Bersabarlah, Bapak dan Ibuku


Tak terasa usia kembar 22 tengah berjalan mendekatiku, lebih tepatnya mungkin masih butuh perjalanan waktu tujuh bulan kemudian. Untuk ukuran makhluk Tuhan bernama manusia, usiaku tersebut mungkin masih tergolong belia, meski bukan juga sebelia remaja. Selama itu, entah sudah berapa ton gas oksigen yang ku hirup dari udara lantas ku hempaskan pula sebagai gas asam arang yang membebani atmosfer, serta berapa liter kubik air bersiklus dalam tubuhku. Tak terasa juga, entah berapa ribu langkah kakiku mondar-mandir menapaki jalanan kehidupan, hingga menghasilkan diriku yang sekarang, diriku hari ini, pun diriku di detik ini dengan nafas dan denyut nadi yang masih setia menemani.

Aku memang tak pernah sempat menghitung kebaikan Tuhan yang dilimpahkan kepada secuil jiwaku ini, sebagai seorang wanita, seorang manusia biasa bukan malaikat, dan seorang hamba. Seharusnya aku mampu bersyukur atas pencapaian-pencapaian kecilku selama ini. Namun, apa boleh buat, akhir-akhir ini malah aku sedang (lebih) sering betingkah. Aku mungkin memang tidak sampai memaki suratan, aku hanya seperti sedang kesulitan menemukan cara bersyukur. Ya, mungkin salah satu penyebabnya adalah menyandang predikat pengangguran terselubung selama kurun waktu tiga bulan ini. Ya, padahal hanya tiga bulan saja. Entah berapa kali gundah menyerangku dengan pertanyaan, “Kapan ya kira-kira penempatannya”. Uh, betapa.

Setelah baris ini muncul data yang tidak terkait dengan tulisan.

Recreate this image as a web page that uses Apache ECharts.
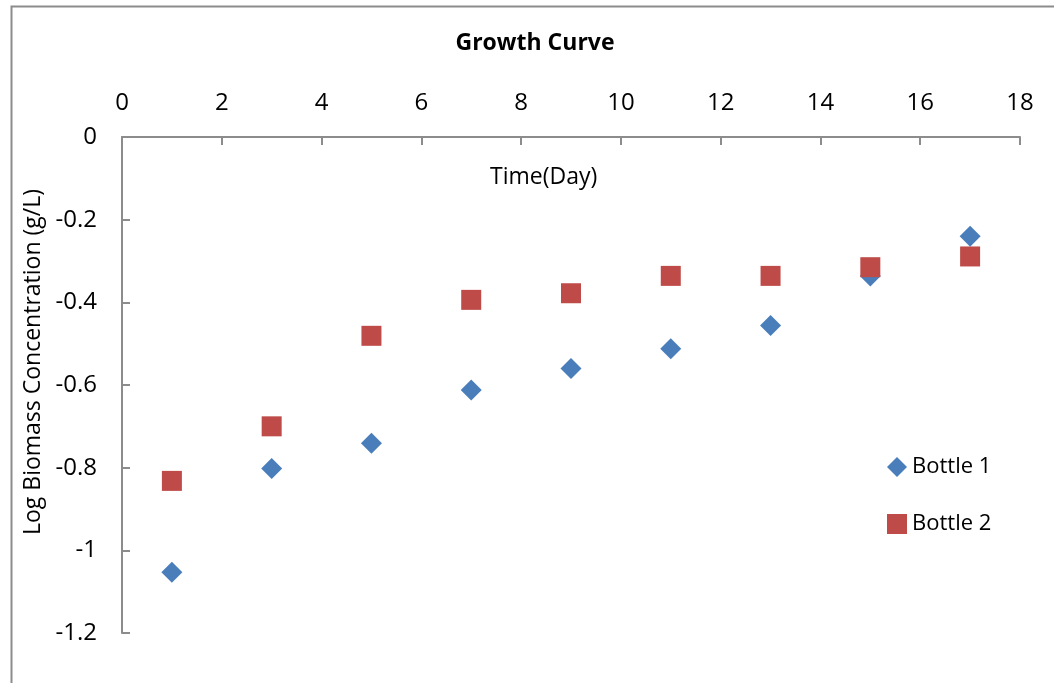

Aku mungkin hanya sedang kekurangan kegiatan. Lebih tepatnya, bosan. Andai saja aku bisa sedikit lebih santai, tenang, dan sabar. Bukankah seharusnya tiga bulan terakhir ini bisa menjadi quality time yang menyenangkan bersama keluarga dan kawan. Nampaknya, aku malah memilih untuk meratapi nasib. Predikat anak sulung bukankah tak serta-merta melulu berkisah tentang tanggung jawab. Ada kalanya kehidupan memberikan jedanya kepadamu agar bisa menunjukkan peranmu yang lain kepada sekitarmu. Atau sekadar masa rehat dari segala kecamuk di kepalamu akhir-akhir ini.

Sembari bermalas-malasan di rumah, sering kali aku menggoda adik bungsuku hingga ia menyerah lantas mengadukan kejahilanku pada ibu, atau mengganggu ibu menonton tivi lantaran aku bosan dengan selera tontonannya yang hanya menyajikan joged-jogedan pesohor negeri tanpa bisa ku cerna saripati acaranya. Jika sudah mulai ditanyai perihal penempatan kerja, aku hanya bisa menghibur ibuku dengan iseng-iseng mendaftar magang di beberapa tempat untuk mengisi masa penantian. Namun, lagi-lagi selalu terhenti di tahapan interviu lantaran aku tak bersedia memenuhi komitmen kontrak kerja. Lantas kemudian, ku ulangi lagi kegiatanku bermalas-malasan hingga kapan-kapan nuraniku tergerak melakukan sesuatu yang bermanfaat. Itupun sering kali aku merasa lelah. Ah, bahkan pemalas pun masih boleh berkeluh lelah dan betingkah. Siapalah aku ini di rumahku sendiri. 

Aku sering mendengar bunyi kata-kata bijak yang sedikitnya membuatku tertohok. Bunyinya kurang lebih begini, “Jika kau tidak bisa memberikan manfaat, setidaknya jangan menyusahkan”. Semoga tiga bulan ini, anakmu ini tidak menyusahkan kalian di rumah ya, wahai bapak ibuku tercinta. Aku selalu sayang pada kalian bagaimanapun wujud sikapku dalam menanggapi teguran kalian saat aku sedang berpolah tingkah jungkir balik kesana kemari. Meski mungkin caraku bersikap akhir-akhir ini sedikit berbeda dengan cara-cara yang biasa ditunjukkan anak berbakti di sinetron-sinetron yang sering kalian tonton, aku tetap selalu sayang pada kalian dengan caraku sendiri. Anakmu ini mungkin memang bukan gadis manis penyabar nan lembut, mungkin ia lebih mirip kancil. Namun, bersabar dan percayalah, aku pun sedang berusaha menjadi anak kebanggaan kalian.